Entries with chart source code:
· · ·
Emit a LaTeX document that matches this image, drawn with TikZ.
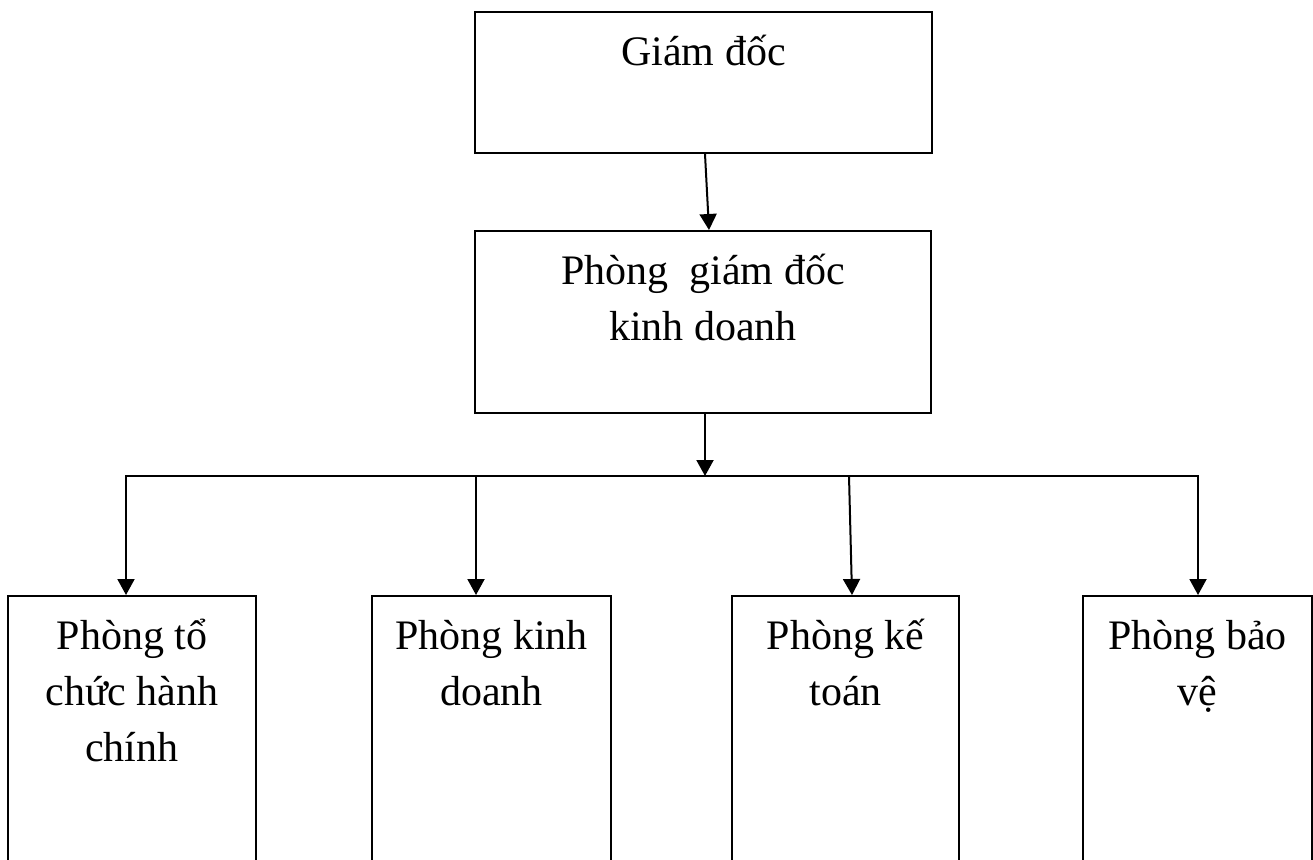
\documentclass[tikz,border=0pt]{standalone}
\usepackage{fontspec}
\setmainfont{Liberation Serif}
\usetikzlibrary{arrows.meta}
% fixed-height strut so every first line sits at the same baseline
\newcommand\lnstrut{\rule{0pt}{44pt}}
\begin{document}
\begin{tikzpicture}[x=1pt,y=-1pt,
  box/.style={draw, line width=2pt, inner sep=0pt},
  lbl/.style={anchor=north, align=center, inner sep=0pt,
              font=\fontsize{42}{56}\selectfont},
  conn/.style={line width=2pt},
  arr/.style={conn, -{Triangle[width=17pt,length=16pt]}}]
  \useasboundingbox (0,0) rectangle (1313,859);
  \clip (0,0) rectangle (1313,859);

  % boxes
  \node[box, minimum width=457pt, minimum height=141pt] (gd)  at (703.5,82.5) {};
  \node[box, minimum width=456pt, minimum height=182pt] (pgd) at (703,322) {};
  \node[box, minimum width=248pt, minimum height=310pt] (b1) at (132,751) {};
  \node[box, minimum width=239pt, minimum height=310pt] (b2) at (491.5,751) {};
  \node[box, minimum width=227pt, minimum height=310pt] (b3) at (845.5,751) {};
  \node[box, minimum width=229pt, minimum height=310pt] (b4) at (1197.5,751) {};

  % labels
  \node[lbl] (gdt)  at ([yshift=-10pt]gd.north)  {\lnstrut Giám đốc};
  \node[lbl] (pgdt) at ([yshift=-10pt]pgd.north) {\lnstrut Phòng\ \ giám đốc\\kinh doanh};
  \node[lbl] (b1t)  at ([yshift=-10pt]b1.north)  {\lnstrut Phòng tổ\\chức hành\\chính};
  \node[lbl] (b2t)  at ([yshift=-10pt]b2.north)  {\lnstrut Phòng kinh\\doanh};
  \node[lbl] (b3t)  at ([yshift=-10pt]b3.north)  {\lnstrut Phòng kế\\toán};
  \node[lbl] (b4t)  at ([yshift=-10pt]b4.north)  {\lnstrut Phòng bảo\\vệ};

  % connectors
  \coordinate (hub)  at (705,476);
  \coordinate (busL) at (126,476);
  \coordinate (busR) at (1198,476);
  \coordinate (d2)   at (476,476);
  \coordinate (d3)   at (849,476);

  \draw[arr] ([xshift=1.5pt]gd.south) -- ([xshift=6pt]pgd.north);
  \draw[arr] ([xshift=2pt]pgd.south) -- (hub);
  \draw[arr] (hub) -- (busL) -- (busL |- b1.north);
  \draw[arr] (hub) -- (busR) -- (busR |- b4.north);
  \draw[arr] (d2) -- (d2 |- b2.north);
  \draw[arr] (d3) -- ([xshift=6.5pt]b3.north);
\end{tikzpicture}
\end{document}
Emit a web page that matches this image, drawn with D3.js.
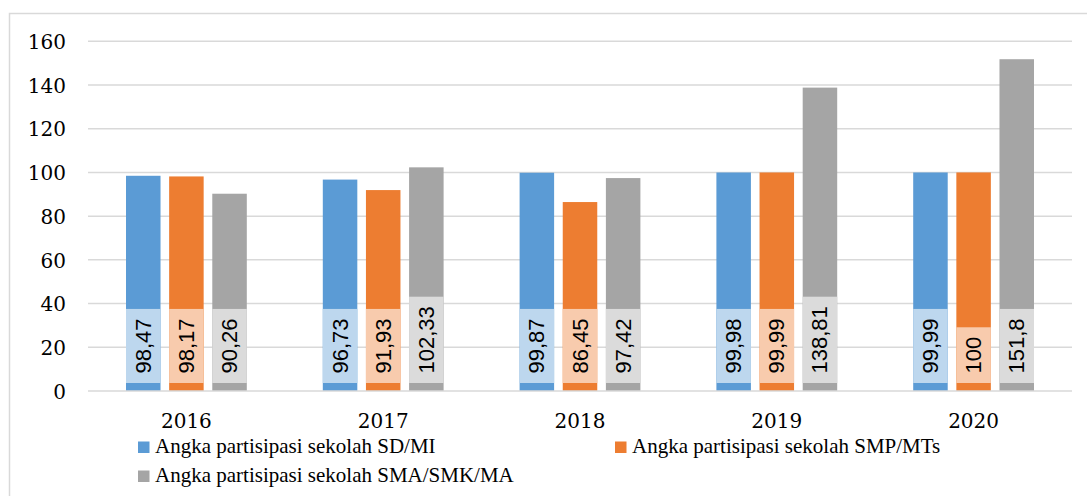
· · ·
__Exercise objective__
All of the data above should be transcribed verbatim, with pictures omitted.

__Exercise solution__
Emit a LaTeX document that matches this image, drawn with TikZ.
\documentclass[tikz,border=0pt]{standalone}
\usepackage{fontspec}
\setmainfont{Liberation Serif}
\usetikzlibrary{arrows.meta}
% fixed-height strut so every first line sits at the same baseline
\newcommand\lnstrut{\rule{0pt}{44pt}}
\begin{document}
\begin{tikzpicture}[x=1pt,y=-1pt,
  box/.style={draw, line width=2pt, inner sep=0pt},
  lbl/.style={anchor=north, align=center, inner sep=0pt,
              font=\fontsize{42}{56}\selectfont},
  conn/.style={line width=2pt},
  arr/.style={conn, -{Triangle[width=17pt,length=16pt]}}]
  \useasboundingbox (0,0) rectangle (1313,859);
  \clip (0,0) rectangle (1313,859);

  % boxes
  \node[box, minimum width=457pt, minimum height=141pt] (gd)  at (703.5,82.5) {};
  \node[box, minimum width=456pt, minimum height=182pt] (pgd) at (703,322) {};
  \node[box, minimum width=248pt, minimum height=310pt] (b1) at (132,751) {};
  \node[box, minimum width=239pt, minimum height=310pt] (b2) at (491.5,751) {};
  \node[box, minimum width=227pt, minimum height=310pt] (b3) at (845.5,751) {};
  \node[box, minimum width=229pt, minimum height=310pt] (b4) at (1197.5,751) {};

  % labels
  \node[lbl] (gdt)  at ([yshift=-10pt]gd.north)  {\lnstrut Giám đốc};
  \node[lbl] (pgdt) at ([yshift=-10pt]pgd.north) {\lnstrut Phòng\ \ giám đốc\\kinh doanh};
  \node[lbl] (b1t)  at ([yshift=-10pt]b1.north)  {\lnstrut Phòng tổ\\chức hành\\chính};
  \node[lbl] (b2t)  at ([yshift=-10pt]b2.north)  {\lnstrut Phòng kinh\\doanh};
  \node[lbl] (b3t)  at ([yshift=-10pt]b3.north)  {\lnstrut Phòng kế\\toán};
  \node[lbl] (b4t)  at ([yshift=-10pt]b4.north)  {\lnstrut Phòng bảo\\vệ};

  % connectors
  \coordinate (hub)  at (705,476);
  \coordinate (busL) at (126,476);
  \coordinate (busR) at (1198,476);
  \coordinate (d2)   at (476,476);
  \coordinate (d3)   at (849,476);

  \draw[arr] ([xshift=1.5pt]gd.south) -- ([xshift=6pt]pgd.north);
  \draw[arr] ([xshift=2pt]pgd.south) -- (hub);
  \draw[arr] (hub) -- (busL) -- (busL |- b1.north);
  \draw[arr] (hub) -- (busR) -- (busR |- b4.north);
  \draw[arr] (d2) -- (d2 |- b2.north);
  \draw[arr] (d3) -- ([xshift=6.5pt]b3.north);
\end{tikzpicture}
\end{document}
Emit a web page that matches this image, drawn with D3.js.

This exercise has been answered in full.